The image has, however, become tarnished over the last few months, notably in Valleywag [one of the rare websites whose adverts make it NSFW], and it is worth looking at the figures in detail.
The total population of 9,201,273 sounds quite impressive. It is, in a way, quite impressive. However, since you have to register to visit Second Life, this is also the all-time count of visitors. The number of people online at any time is 20,000-40,000; less impressive. And using the standard metric of 'visitors in the last 30 days', the number of active accounts is only 979,488. There is something rather odd with the figures and their massive level of churn (turnover of old users leaving). The number of registrations has been increasing by about 15% month-on-month in 2007 (it was above 20% in 2006). This means (according to their stats), that of the 979,488 users in the last month, 973,936 of them are new registrations. leaving the core returning users numbering 5,552. All the rest come and see, wander around, and depart, never to return. No wonder businesses who do their sums have written it off, according to Wired.
But not everybody. The library world's Twopointopians have convinced themselves that they have seen the future and it is clumsily-moving avatar shaped.
The logic goes like this:
- library services are threatened because people are using the Internet instead
- let's follow them where they've gone to prove our relevance
Which makes sense, as far as it goes.

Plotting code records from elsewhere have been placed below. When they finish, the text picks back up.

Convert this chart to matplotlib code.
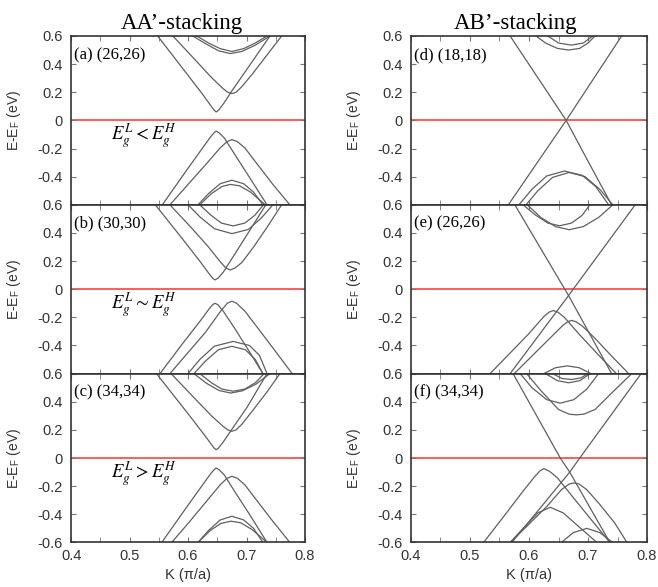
import matplotlib
matplotlib.use("Agg")
import matplotlib.pyplot as plt
from matplotlib.ticker import MultipleLocator, FuncFormatter

plt.rcParams['font.family'] = ['Liberation Sans', 'DejaVu Sans']
plt.rcParams['mathtext.fontset'] = 'stix'

# ---- band data, (K, E) points read per band ----
# (a) AA' (26,26)
a_c1 = [(0.548, 0.60), (0.600, 0.32), (0.625, 0.185), (0.638, 0.11), (0.644, 0.075), (0.648, 0.060),
        (0.652, 0.072), (0.660, 0.115), (0.675, 0.21), (0.700, 0.36), (0.740, 0.60)]
a_c2 = [(0.574, 0.60), (0.610, 0.44), (0.640, 0.305), (0.660, 0.225), (0.668, 0.200), (0.675, 0.190),
        (0.682, 0.200), (0.692, 0.24), (0.710, 0.33), (0.735, 0.465), (0.760, 0.60)]
a_c3 = [(0.615, 0.60), (0.635, 0.55), (0.655, 0.51), (0.675, 0.49), (0.695, 0.51), (0.715, 0.55), (0.735, 0.60)]
a_c4 = [(0.608, 0.60), (0.630, 0.545), (0.652, 0.495), (0.672, 0.475), (0.692, 0.49), (0.715, 0.535), (0.740, 0.60)]
a_v1 = [(0.556, -0.60), (0.600, -0.34), (0.625, -0.195), (0.638, -0.12), (0.644, -0.09), (0.648, -0.076),
        (0.653, -0.088), (0.662, -0.125), (0.680, -0.243), (0.705, -0.405), (0.735, -0.60)]
a_v2 = [(0.569, -0.60), (0.600, -0.455), (0.630, -0.315), (0.655, -0.195), (0.667, -0.150), (0.675, -0.137),
        (0.684, -0.150), (0.697, -0.195), (0.720, -0.32), (0.745, -0.455), (0.774, -0.60)]
a_v3 = [(0.617, -0.60), (0.635, -0.52), (0.655, -0.45), (0.675, -0.425), (0.695, -0.45), (0.712, -0.51), (0.728, -0.60)]
a_v4 = [(0.620, -0.60), (0.640, -0.52), (0.658, -0.47), (0.672, -0.455), (0.688, -0.465), (0.707, -0.51), (0.732, -0.60)]

# (b) AA' (30,30)
b_c1 = [(0.544, 0.60), (0.590, 0.36), (0.620, 0.20), (0.636, 0.11), (0.642, 0.078), (0.646, 0.066),
        (0.651, 0.078), (0.660, 0.12), (0.680, 0.25), (0.705, 0.415), (0.733, 0.60)]
b_c2 = [(0.569, 0.60), (0.605, 0.44), (0.635, 0.30), (0.656, 0.19), (0.665, 0.150), (0.672, 0.137),
        (0.680, 0.150), (0.692, 0.19), (0.712, 0.30), (0.735, 0.44), (0.760, 0.60)]
b_c3 = [(0.620, 0.60), (0.638, 0.53), (0.657, 0.47), (0.677, 0.45), (0.697, 0.47), (0.714, 0.525), (0.729, 0.60)]
b_c4 = [(0.600, 0.60), (0.620, 0.515), (0.645, 0.43), (0.675, 0.395), (0.703, 0.425), (0.725, 0.505), (0.745, 0.60)]
b_v1 = [(0.552, -0.60), (0.590, -0.39), (0.620, -0.23), (0.636, -0.14), (0.642, -0.11), (0.646, -0.100),
        (0.651, -0.11), (0.660, -0.155), (0.680, -0.28), (0.705, -0.445), (0.728, -0.60)]
b_v2 = [(0.569, -0.60), (0.600, -0.45), (0.630, -0.305), (0.655, -0.16), (0.667, -0.10), (0.675, -0.085),
        (0.683, -0.10), (0.697, -0.155), (0.720, -0.28), (0.750, -0.445), (0.778, -0.60)]
b_v3 = [(0.600, -0.60), (0.620, -0.50), (0.645, -0.405), (0.677, -0.371), (0.705, -0.40), (0.722, -0.47), (0.735, -0.60)]
b_v4 = [(0.610, -0.60), (0.630, -0.51), (0.652, -0.43), (0.675, -0.406), (0.698, -0.43), (0.715, -0.50), (0.728, -0.60)]

# (c) AA' (34,34)
c_c1 = [(0.546, 0.60), (0.600, 0.315), (0.625, 0.18), (0.638, 0.108), (0.644, 0.073), (0.648, 0.059),
        (0.652, 0.071), (0.660, 0.113), (0.675, 0.205), (0.700, 0.355), (0.735, 0.60)]
c_c2 = [(0.571, 0.60), (0.610, 0.43), (0.640, 0.30), (0.660, 0.225), (0.668, 0.200), (0.675, 0.190),
        (0.682, 0.200), (0.692, 0.24), (0.710, 0.335), (0.735, 0.47), (0.757, 0.60)]
c_c3 = [(0.620, 0.60), (0.640, 0.535), (0.658, 0.49), (0.677, 0.475), (0.697, 0.49), (0.715, 0.535), (0.730, 0.60)]
c_c4 = [(0.610, 0.60), (0.632, 0.53), (0.653, 0.48), (0.673, 0.462), (0.693, 0.478), (0.716, 0.525), (0.740, 0.60)]
c_v1 = [(0.555, -0.60), (0.600, -0.335), (0.625, -0.19), (0.638, -0.115), (0.644, -0.085), (0.648, -0.071),
        (0.653, -0.083), (0.662, -0.12), (0.680, -0.24), (0.705, -0.40), (0.735, -0.60)]
c_v2 = [(0.572, -0.60), (0.600, -0.465), (0.630, -0.315), (0.655, -0.19), (0.667, -0.143), (0.675, -0.130),
        (0.684, -0.143), (0.697, -0.19), (0.720, -0.315), (0.745, -0.45), (0.774, -0.60)]
c_v3 = [(0.617, -0.60), (0.635, -0.515), (0.655, -0.44), (0.675, -0.414), (0.695, -0.44), (0.712, -0.50), (0.728, -0.60)]
c_v4 = [(0.617, -0.60), (0.638, -0.515), (0.656, -0.465), (0.673, -0.449), (0.690, -0.46), (0.710, -0.51), (0.735, -0.60)]

# (d) AB' (18,18)
d_l1 = [(0.568, 0.60), (0.663, 0.0), (0.700, -0.29), (0.740, -0.60)]
d_l2 = [(0.565, -0.60), (0.663, 0.0), (0.757, 0.60)]
d_c1 = [(0.612, 0.60), (0.628, 0.55), (0.648, 0.512), (0.667, 0.50), (0.686, 0.512), (0.700, 0.55), (0.712, 0.60)]
d_c2 = [(0.632, 0.60), (0.650, 0.55), (0.672, 0.535), (0.692, 0.55), (0.708, 0.60)]
d_v1 = [(0.583, -0.60), (0.605, -0.49), (0.630, -0.395), (0.660, -0.360), (0.690, -0.39), (0.713, -0.47), (0.735, -0.60)]
d_v2 = [(0.595, -0.60), (0.615, -0.50), (0.640, -0.405), (0.668, -0.370), (0.695, -0.40), (0.720, -0.49), (0.742, -0.60)]

# (e) AB' (26,26)
e_l1 = [(0.576, 0.60), (0.667, -0.045), (0.740, -0.60)]
e_l2 = [(0.568, -0.60), (0.667, -0.045), (0.780, 0.60)]
e_c1 = [(0.590, 0.60), (0.610, 0.53), (0.632, 0.47), (0.652, 0.451), (0.672, 0.47), (0.690, 0.525), (0.703, 0.60)]
e_c2 = [(0.597, 0.60), (0.620, 0.51), (0.645, 0.445), (0.668, 0.423), (0.692, 0.445), (0.718, 0.51), (0.742, 0.60)]
e_v1 = [(0.534, -0.60), (0.570, -0.445), (0.600, -0.315), (0.625, -0.195), (0.634, -0.163), (0.641, -0.152),
        (0.649, -0.163), (0.660, -0.20), (0.685, -0.32), (0.715, -0.455), (0.748, -0.60)]
e_v2 = [(0.575, -0.60), (0.605, -0.475), (0.635, -0.35), (0.658, -0.255), (0.666, -0.230), (0.672, -0.222),
        (0.679, -0.230), (0.690, -0.26), (0.712, -0.35), (0.740, -0.475), (0.769, -0.60)]
e_v3 = [(0.625, -0.60), (0.645, -0.558), (0.665, -0.545), (0.685, -0.558), (0.705, -0.60)]

# (f) AB' (34,34)
f_l1 = [(0.573, 0.60), (0.653, 0.0), (0.669, -0.10), (0.737, -0.60)]
f_l2 = [(0.571, -0.60), (0.669, -0.10), (0.686, 0.0), (0.790, 0.60)]
f_c1 = [(0.585, 0.60), (0.605, 0.50), (0.630, 0.415), (0.653, 0.390), (0.676, 0.415), (0.698, 0.49), (0.718, 0.60)]
f_c2 = [(0.596, 0.60), (0.620, 0.48), (0.650, 0.345), (0.668, 0.312), (0.680, 0.307), (0.693, 0.312),
        (0.712, 0.345), (0.742, 0.47), (0.774, 0.60)]
f_c3 = [(0.628, 0.60), (0.648, 0.55), (0.667, 0.535), (0.686, 0.55), (0.704, 0.60)]
f_c4 = [(0.640, 0.60), (0.656, 0.565), (0.672, 0.558), (0.688, 0.57), (0.700, 0.60)]
f_v1 = [(0.523, -0.60), (0.560, -0.40), (0.590, -0.235), (0.610, -0.13), (0.619, -0.09), (0.625, -0.075),
        (0.635, -0.095), (0.648, -0.14), (0.670, -0.255), (0.700, -0.41), (0.737, -0.60)]
f_v2 = [(0.568, -0.60), (0.600, -0.47), (0.630, -0.345), (0.655, -0.225), (0.668, -0.185), (0.676, -0.177),
        (0.685, -0.185), (0.698, -0.225), (0.720, -0.33), (0.745, -0.46), (0.766, -0.60)]
f_v3 = [(0.568, -0.60), (0.590, -0.50), (0.615, -0.39), (0.636, -0.350), (0.658, -0.39), (0.685, -0.49), (0.715, -0.60)]
f_v4 = [(0.655, -0.60), (0.675, -0.53), (0.698, -0.500), (0.720, -0.53), (0.742, -0.60)]

panels = [
    ("(a) (26,26)", [a_c1, a_c2, a_c3, a_c4, a_v1, a_v2, a_v3, a_v4], r"$E_g^L < E_g^H$"),
    ("(b) (30,30)", [b_c1, b_c2, b_c3, b_c4, b_v1, b_v2, b_v3, b_v4], r"$E_g^L \sim E_g^H$"),
    ("(c) (34,34)", [c_c1, c_c2, c_c3, c_c4, c_v1, c_v2, c_v3, c_v4], r"$E_g^L > E_g^H$"),
    ("(d) (18,18)", [d_l1, d_l2, d_c1, d_c2, d_v1, d_v2], None),
    ("(e) (26,26)", [e_l1, e_l2, e_c1, e_c2, e_v1, e_v2, e_v3], None),
    ("(f) (34,34)", [f_l1, f_l2, f_c1, f_c2, f_c3, f_c4, f_v1, f_v2, f_v3, f_v4], None),
]

fig = plt.figure(figsize=(6.58, 5.87), dpi=100)

col_x = [0.108, 0.6246]
col_w = [0.3556, 0.3587]
top = 0.9387
h = 0.2876

serif = ['Liberation Serif', 'DejaVu Serif']
fig.text(0.277, 0.960, "AA\u2019-stacking", family=serif, fontsize=16.5, ha='center', va='center')
fig.text(0.783, 0.960, "AB\u2019-stacking", family=serif, fontsize=16.5, ha='center', va='center')


def ylab(v, _):
    if abs(v) < 1e-9:
        return '0'
    return f'{v:.1f}'


def ylab_upper(v, _):
    # the -0.6 slot is shared with the 0.6 of the panel below
    if v < -0.59:
        return ''
    return ylab(v, _)


for i, (label, bands, note) in enumerate(panels):
    col, row = divmod(i, 3)
    ax = fig.add_axes([col_x[col], top - (row + 1) * h, col_w[col], h])
    ax.axhline(0, color='#ff5050', lw=1.3, zorder=1)
    for band in bands:
        ks = [p[0] for p in band]
        es = [p[1] for p in band]
        ax.plot(ks, es, color='#606060', lw=0.9, zorder=2)

    ax.set_xlim(0.4, 0.8)
    ax.set_ylim(-0.6, 0.6)
    ax.xaxis.set_major_locator(MultipleLocator(0.1))
    ax.xaxis.set_minor_locator(MultipleLocator(0.05))
    ax.yaxis.set_major_locator(MultipleLocator(0.2))
    ax.yaxis.set_major_formatter(FuncFormatter(ylab if row == 2 else ylab_upper))
    ax.tick_params(which='both', direction='in', top=True, right=True, length=3.5,
                   color='#777777', labelsize=10.5, labelcolor='#333333')
    ax.tick_params(axis='y', pad=6)
    ax.tick_params(axis='x', pad=5)
    for sp in ax.spines.values():
        sp.set_color('#333333')
        sp.set_linewidth(1.2)

    if row < 2:
        ax.set_xticklabels([])
    else:
        ax.set_xlabel("K (\u03c0/a)", fontsize=10.5, color='#333333', labelpad=3)

    ax.set_ylabel(r"E-E$_\mathregular{F}$ (eV)", fontsize=10, color='#333333')
    ax.yaxis.set_label_coords(-0.205, 0.5)

    ax.text(0.012, 0.935, label, transform=ax.transAxes, family=serif, fontsize=12,
            ha='left', va='top')
    if note:
        ax.text(0.525, -0.11, note, fontsize=13.5, ha='center', va='center')

fig.savefig("out.png", dpi=100)
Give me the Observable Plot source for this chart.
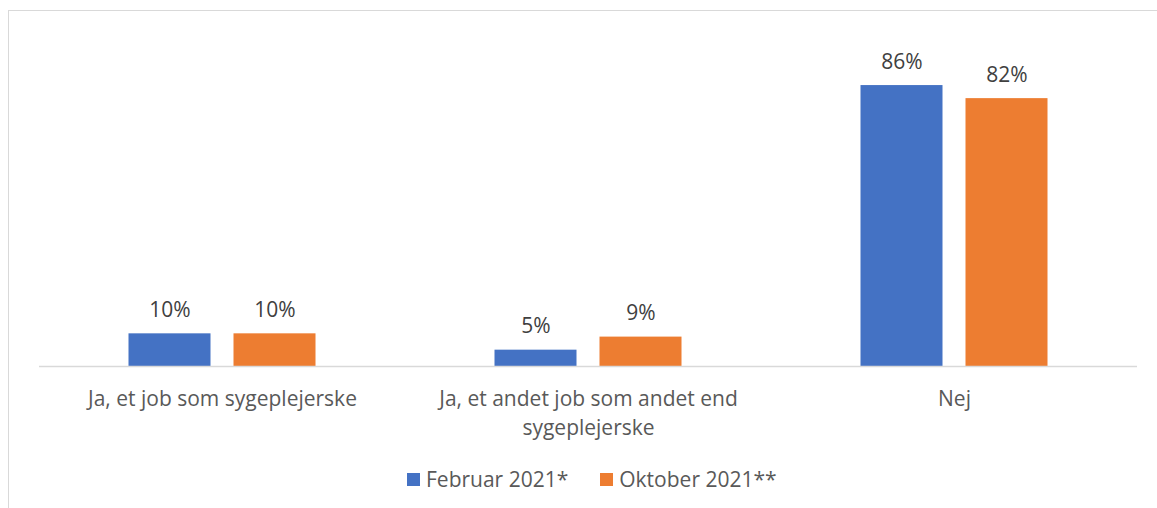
<!DOCTYPE html>
<html>
<head>
<meta charset="utf-8">
<script src="https://cdn.jsdelivr.net/npm/d3@7"></script>
<script src="https://cdn.jsdelivr.net/npm/@observablehq/plot@0.6"></script>
<style>
  html, body { margin: 0; padding: 0; background: #fff; width: 1157px; height: 508px; overflow: hidden; position: relative; font-family: "Open Sans", sans-serif; }
  #frame { position: absolute; left: 8px; top: 10px; width: 1170px; height: 520px; border: 1.5px solid #d9d9d9; box-sizing: border-box; }
  #chart { position: absolute; left: 0; top: 0; }
  #legend { position: absolute; left: 407px; top: 465px; display: flex; align-items: center; font-size: 21px; color: #595959; white-space: nowrap; }
  .item { display: flex; align-items: center; margin-right: 32px; }
  .sw { width: 13px; height: 13px; margin-right: 6px; }
</style>
</head>
<body>
<div id="frame"></div>
<div id="chart"></div>
<div id="legend"></div>
<script>
const categories = ["Ja, et job som sygeplejerske", "Ja, et andet job som andet end sygeplejerske", "Nej"];
const categoryLabels = ["Ja, et job som sygeplejerske", "Ja, et andet job som andet end\nsygeplejerske", "Nej"];
const series = ["Februar 2021*", "Oktober 2021**"];
const februar = [10, 5, 86];
const oktober = [10, 9, 82];
const colors = ["#4472C4", "#ED7D31"];

const data = [];
categories.forEach((c, i) => {
  data.push({category: c, series: series[0], value: februar[i]});
  data.push({category: c, series: series[1], value: oktober[i]});
});
const labelData = categories.map((c, i) => ({category: c, label: categoryLabels[i]}));

const plot = Plot.plot({
  width: 1157,
  height: 450,
  marginLeft: 38.5,
  marginRight: 20.5,
  marginTop: 72,
  marginBottom: 84,
  style: {fontFamily: "'Open Sans', sans-serif", background: "transparent"},
  fx: {domain: categories, paddingInner: 0, paddingOuter: 0, axis: null, label: null},
  x: {domain: series, paddingInner: 0.219, paddingOuter: 0.852, axis: null, label: null},
  y: {domain: [0, 90], axis: null, label: null},
  color: {domain: series, range: colors},
  marks: [
    Plot.barY(data, {fx: "category", x: "series", y: "value", fill: "series"}),
    Plot.ruleY([0], {stroke: "#d9d9d9", strokeWidth: 1.5}),
    Plot.text(data, {fx: "category", x: "series", y: "value", text: d => d.value + "%", lineAnchor: "bottom", dy: -17, fill: "#404040", fontSize: 21}),
    Plot.text(labelData, {fx: "category", text: "label", frameAnchor: "bottom", lineAnchor: "top", dy: 18, lineHeight: 1.42, fill: "#595959", fontSize: 21})
  ]
});
document.getElementById("chart").appendChild(plot);

const legend = document.getElementById("legend");
series.forEach((s, i) => {
  const item = document.createElement("div");
  item.className = "item";
  const sw = document.createElement("div");
  sw.className = "sw";
  sw.style.background = colors[i];
  const t = document.createElement("span");
  t.textContent = s;
  item.appendChild(sw);
  item.appendChild(t);
  legend.appendChild(item);
});
</script>
</body>
</html>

However, this rush into SL is conflated with the more general, and laudable, aim of reach people who never used libraries in the first place. Most of those are on the wrong side of the digital divide; investing resources and real money in developing an SL presence which requires broadband, high-spec computers, and registration for users to reach is hard to justify; as someone has pointed out, putting the equivalent effort into leafleting and outreach talks would do much more good, if reaching the unreachable were the aim. And one might add that those relying on libraries to provide them with Internet access are likely to find that they are blocked from visiting SL anyway.
SL presences can only be considered successes for those with very low aspirations : the InfoIsland events (talks, art shows), reach as many as 50 or 80 people: good grief, more than a coachload! But even in terms of web presence, surely it makes more sense to invest in low-spec, accessible, open resources instead: if only there were some way of making data available over the Internet by, I dunno, putting it in web pages or something.